2. Cathay Williams was the first known black woman to enlist in the army, she was also the only black woman in the 19th century who served in the army. She posed as a man and changed her name to William Cathay. She served the armed forces for two years before doctors discovered that she was not a man.
3. When they were just 15 years old Condoleezza Rice and Martin Luther King, Jr. started college. Her major was political science at the University of Denver and he majored in sociology at Morehouse College in Atlanta.
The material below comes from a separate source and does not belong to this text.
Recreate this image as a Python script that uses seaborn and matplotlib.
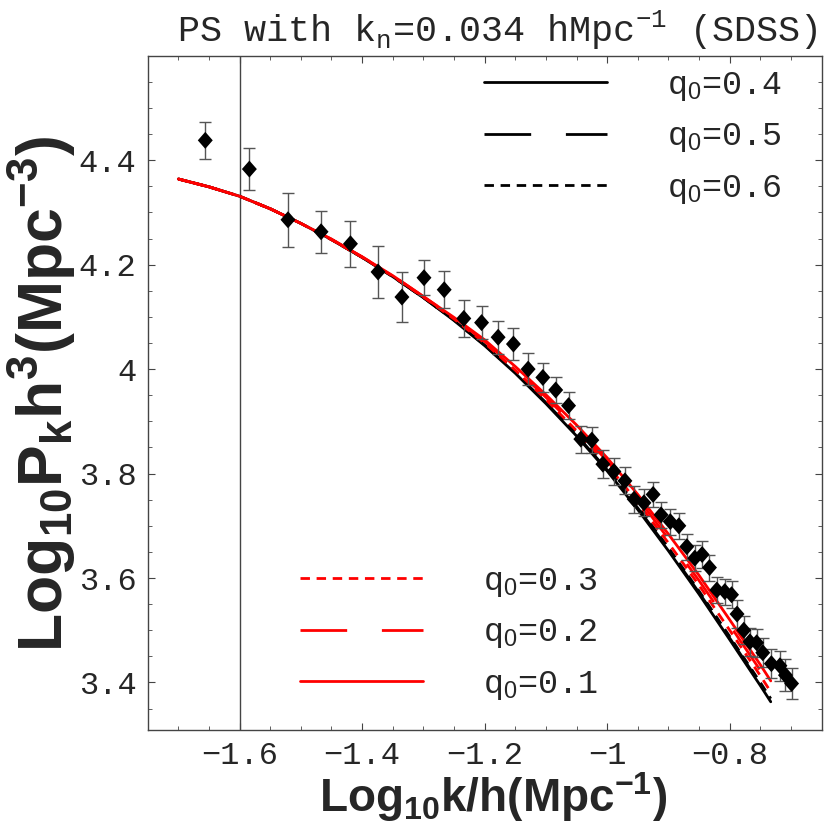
import matplotlib
matplotlib.use("Agg")
import matplotlib.pyplot as plt
from matplotlib.lines import Line2D
import seaborn as sns

# SDSS band powers
k_obs = [-1.656, -1.584, -1.521, -1.467, -1.419, -1.374, -1.335, -1.299, -1.266, -1.234,
         -1.205, -1.178, -1.153, -1.129, -1.105, -1.084, -1.063, -1.043, -1.025, -1.007,
         -0.989, -0.971, -0.956, -0.940, -0.925, -0.912, -0.897, -0.883, -0.870, -0.857,
         -0.845, -0.833, -0.821, -0.808, -0.797, -0.788, -0.777, -0.767, -0.756, -0.746,
         -0.732, -0.718, -0.709, -0.699]
p_obs = [4.438, 4.383, 4.286, 4.263, 4.240, 4.186, 4.138, 4.175, 4.152, 4.097,
         4.089, 4.061, 4.048, 4.000, 3.984, 3.960, 3.930, 3.866, 3.864, 3.818,
         3.804, 3.786, 3.751, 3.744, 3.760, 3.721, 3.708, 3.700, 3.660, 3.638,
         3.645, 3.620, 3.577, 3.574, 3.568, 3.531, 3.500, 3.478, 3.476, 3.457,
         3.436, 3.432, 3.414, 3.398]
p_err = [0.036, 0.041, 0.052, 0.040, 0.044, 0.050, 0.047, 0.034, 0.035, 0.035,
         0.031, 0.032, 0.030, 0.030, 0.028, 0.025, 0.026, 0.026, 0.025, 0.027,
         0.026, 0.026, 0.026, 0.026, 0.024, 0.025, 0.025, 0.025, 0.025, 0.025,
         0.025, 0.025, 0.025, 0.025, 0.026, 0.026, 0.027, 0.027, 0.027, 0.028,
         0.028, 0.029, 0.030, 0.030]

# model spectra for each q0
k_mod = [-1.70, -1.65, -1.60, -1.55, -1.50, -1.45, -1.40, -1.35, -1.30, -1.25, -1.20,
         -1.15, -1.10, -1.05, -1.00, -0.95, -0.90, -0.85, -0.80, -0.75, -0.733]
p_q04 = [4.364, 4.349, 4.331, 4.307, 4.279, 4.248, 4.214, 4.177, 4.137, 4.093, 4.045,
         3.992, 3.934, 3.872, 3.805, 3.731, 3.652, 3.569, 3.482, 3.394, 3.363]
p_q05 = [4.364, 4.349, 4.331, 4.307, 4.279, 4.248, 4.214, 4.177, 4.137, 4.093, 4.046,
         3.993, 3.936, 3.874, 3.807, 3.734, 3.655, 3.572, 3.485, 3.397, 3.366]
p_q06 = [4.364, 4.349, 4.331, 4.307, 4.279, 4.248, 4.214, 4.177, 4.137, 4.094, 4.047,
         3.995, 3.938, 3.877, 3.810, 3.737, 3.658, 3.575, 3.488, 3.400, 3.369]
p_q03 = [4.364, 4.349, 4.331, 4.307, 4.279, 4.248, 4.214, 4.178, 4.138, 4.096, 4.050,
         3.998, 3.942, 3.882, 3.817, 3.745, 3.667, 3.586, 3.500, 3.413, 3.382]
p_q02 = [4.364, 4.349, 4.331, 4.307, 4.279, 4.248, 4.215, 4.179, 4.139, 4.098, 4.053,
         4.001, 3.946, 3.888, 3.824, 3.753, 3.675, 3.595, 3.510, 3.423, 3.392]
p_q01 = [4.364, 4.349, 4.331, 4.307, 4.279, 4.249, 4.215, 4.179, 4.139, 4.099, 4.056,
         4.005, 3.951, 3.893, 3.830, 3.760, 3.684, 3.605, 3.520, 3.434, 3.403]

q_labels = ["0.4", "0.5", "0.6", "0.3", "0.2", "0.1"]
q_curves = [p_q04, p_q05, p_q06, p_q03, p_q02, p_q01]
q_colors = ["black", "black", "black", "red", "red", "red"]
q_styles = ["-", (0, (16.8, 12.5)), (0, (3.4, 2.4)), (0, (3.4, 2.4)), (0, (16.8, 12.5)), "-"]

xticks = [-1.6, -1.4, -1.2, -1.0, -0.8]
xtick_labels = ["\u22121.6", "\u22121.4", "\u22121.2", "\u22121", "\u22120.8"]
yticks = [3.4, 3.6, 3.8, 4.0, 4.2, 4.4]
ytick_labels = ["3.4", "3.6", "3.8", "4", "4.2", "4.4"]

sns.set_theme(style="ticks")
plt.rcParams["mathtext.fontset"] = "custom"
plt.rcParams["mathtext.rm"] = "Liberation Sans"
plt.rcParams["mathtext.tt"] = "Liberation Mono"
plt.rcParams["mathtext.bf"] = "Liberation Sans:bold"

fig = plt.figure(figsize=(8.32, 8.32), dpi=100)
ax = fig.add_axes([0.1775, 0.1226, 0.81, 0.8104])

ax.axvline(-1.6, color="#444444", lw=1.0)

for p, c, ls in zip(q_curves, q_colors, q_styles):
    sns.lineplot(x=k_mod, y=p, ax=ax, color=c, lw=2.0, linestyle=ls,
                 sort=False, estimator=None)

ax.errorbar(k_obs, p_obs, yerr=p_err, fmt="none", ecolor="#555555",
            elinewidth=1.0, capsize=4.5, capthick=1.0, zorder=3)
diamond = [(0, -1), (0.88, 0), (0, 1), (-0.88, 0)]
sns.scatterplot(x=k_obs, y=p_obs, ax=ax, marker=diamond, s=150, color="black",
                edgecolor="none", zorder=4)

ax.set_xlim(-1.75, -0.65)
ax.set_ylim(3.309, 4.60)
ax.set_xticks(xticks, xtick_labels)
ax.set_yticks(yticks, ytick_labels)
ax.set_xticks([-1.75 + 0.05 * i for i in range(23)], minor=True)
ax.set_yticks([3.35 + 0.05 * i for i in range(26)], minor=True)
ax.tick_params(which="both", direction="in", top=True, right=True, color="#444444")
ax.tick_params(which="major", length=5, width=0.8, labelsize=23, pad=8)
ax.tick_params(which="minor", length=3, width=0.6)
for lab in ax.get_xticklabels() + ax.get_yticklabels():
    lab.set_fontfamily("Liberation Mono")
for s in ax.spines.values():
    s.set_color("#444444")
    s.set_linewidth(1.0)

ax.set_xlabel(r"Log$\mathbf{_{10}}$k/h(Mpc$\mathbf{^{-1}}$)", fontsize=33,
              fontweight="bold", fontfamily="Liberation Sans", va="center")
ax.set_ylabel(r"Log$\mathbf{_{10}}$P$\mathbf{_k}$h$\mathbf{^3}$(Mpc$\mathbf{^{-3}}$)",
              fontsize=45, fontweight="bold", fontfamily="Liberation Sans", va="center")
ax.xaxis.set_label_coords((493 - 147.7) / 674, -(797 - 730) / 674.3)
ax.yaxis.set_label_coords(-(147.7 - 42) / 674, 1 - (394 - 55.7) / 674.3)

fig.text(497 / 832, 1 - 30 / 832, r"PS with k$_\mathtt{n}$=0.034 hMpc$^\mathtt{-1}$ (SDSS)",
         fontsize=26.5, fontfamily="Liberation Mono", ha="center", va="center")

handles = []
for c, ls in zip(q_colors, q_styles):
    handles.append(Line2D([], [], color=c, lw=2.0, linestyle=ls))
labels = [r"q$_\mathrm{0}$=" + q for q in q_labels]
leg_font = {"family": "Liberation Mono", "size": 24}
leg1 = ax.legend(handles[:3], labels[:3], loc="upper left", bbox_to_anchor=(0.499, 0.979),
                 frameon=False, prop=leg_font, handlelength=3.7, handletextpad=1.8,
                 labelspacing=0.55, borderpad=0, borderaxespad=0)
ax.add_artist(leg1)
ax.legend(handles[3:], labels[3:], loc="lower left", bbox_to_anchor=(0.226, 0.042),
          frameon=False, prop=leg_font, handlelength=3.7, handletextpad=1.8,
          labelspacing=0.55, borderpad=0, borderaxespad=0)

fig.savefig("out.png", dpi=100)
4. The Black Panthers were a political organization that advocated for equal rights for Black Americans. They were made to be viewed as terrorists by U.S. government and media during the civil rights movement, but their powerful movements launched programs such as free dental care and free lunch and breakfast programs for lower-income children, they founded the sickle cell anemia research foundation, people’s free medical research health clinics and much more.
5. The original Betty Boop was inspired by a black woman named Esther Jones, whose stage name was Baby Esther. Helen Kane a woman who is known as the inspiration of Betty Boop actually adopted Jones style after watching a show of hers. Jones took Kane to court and won $250,000 from her lawsuit.
6. Sarah Rector was once the richest black child in America after receiving land that was abundant with oil in the early 1900s. She received $300 a day which made her a millionaire. When her wealth became known she received many requests for loans, monetary gifts and marriage proposals from all around the world. People were so enraged that she was a millionaire and African-American that they tried to pass a law making her white… yes, you read that correctly. Despite the untrue statements the press released about her parents being “ignorant” and unable to manage money, as well as her being poor, wearing rags and living in an unsanitary shack, she graduated high school and went to the Tuskegee Institute.